Le ministre de la Communication, Patrick Muyaya, a condamné ces débordements tout en reconnaissant la légitimité du mécontentement des manifestants. Il a appelé à exprimer la colère "de manière pacifique et dans le respect des infrastructures publiques et diplomatiques".
Les attaques contre les ambassades ont suscité de vives réactions à l'étranger :
Les États-Unis, la France et la Belgique ont condamné fermement ces actes et demandé des garanties de sécurité pour leurs diplomates.
Le Rwanda a dénoncé "une agression inacceptable" contre sa représentation diplomatique et mis en garde Kinshasa contre des "actes hostiles".

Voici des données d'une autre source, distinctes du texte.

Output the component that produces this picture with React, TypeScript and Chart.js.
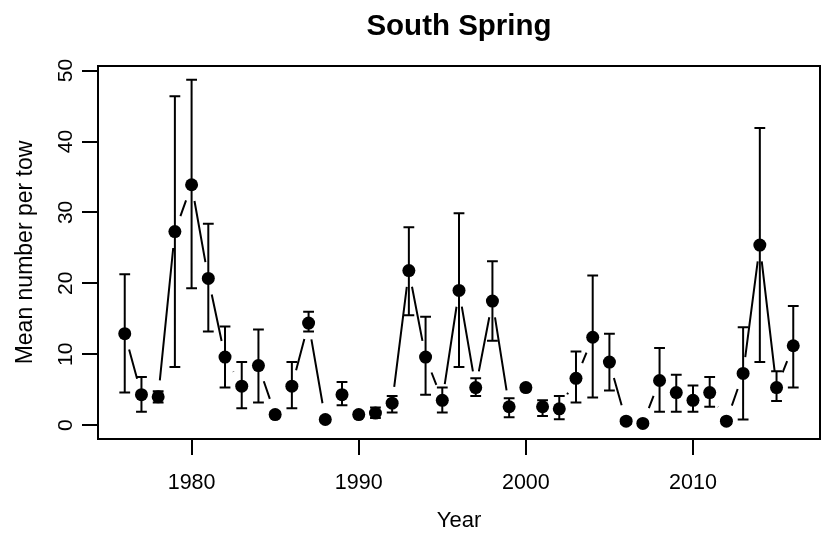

Les Nations Unies ont exprimé leur préoccupation face à la montée des tensions et rappelé aux autorités congolaises leur obligation de protéger les missions diplomatiques.
Plusieurs ambassades ont temporairement suspendu leurs activités et conseillé à leurs ressortissants d'éviter les zones de tension.
climat de crise persistante
Alors que la situation reste tendue à Kinshasa, la colère contre l'implication du Rwanda dans le conflit de l'Est ne faiblit pas. De nouveaux appels à manifester circulent sur les réseaux sociaux, laissant craindre une recrudescence des violences dans les jours à venir.
Dans ce contexte explosif, le gouvernement congolais se retrouve sous pression, devant à la fois gérer la crise sécuritaire dans l'Est du pays et maintenir l'ordre dans la capitale, tout en rassurant la communauté internationale sur la protection des intérêts diplomatiques.
La RDC est à un tournant critique, et la manière dont les autorités géreront cette crise déterminera en grande partie l'évolution de la situation politique et sécuritaire dans les semaines à venir.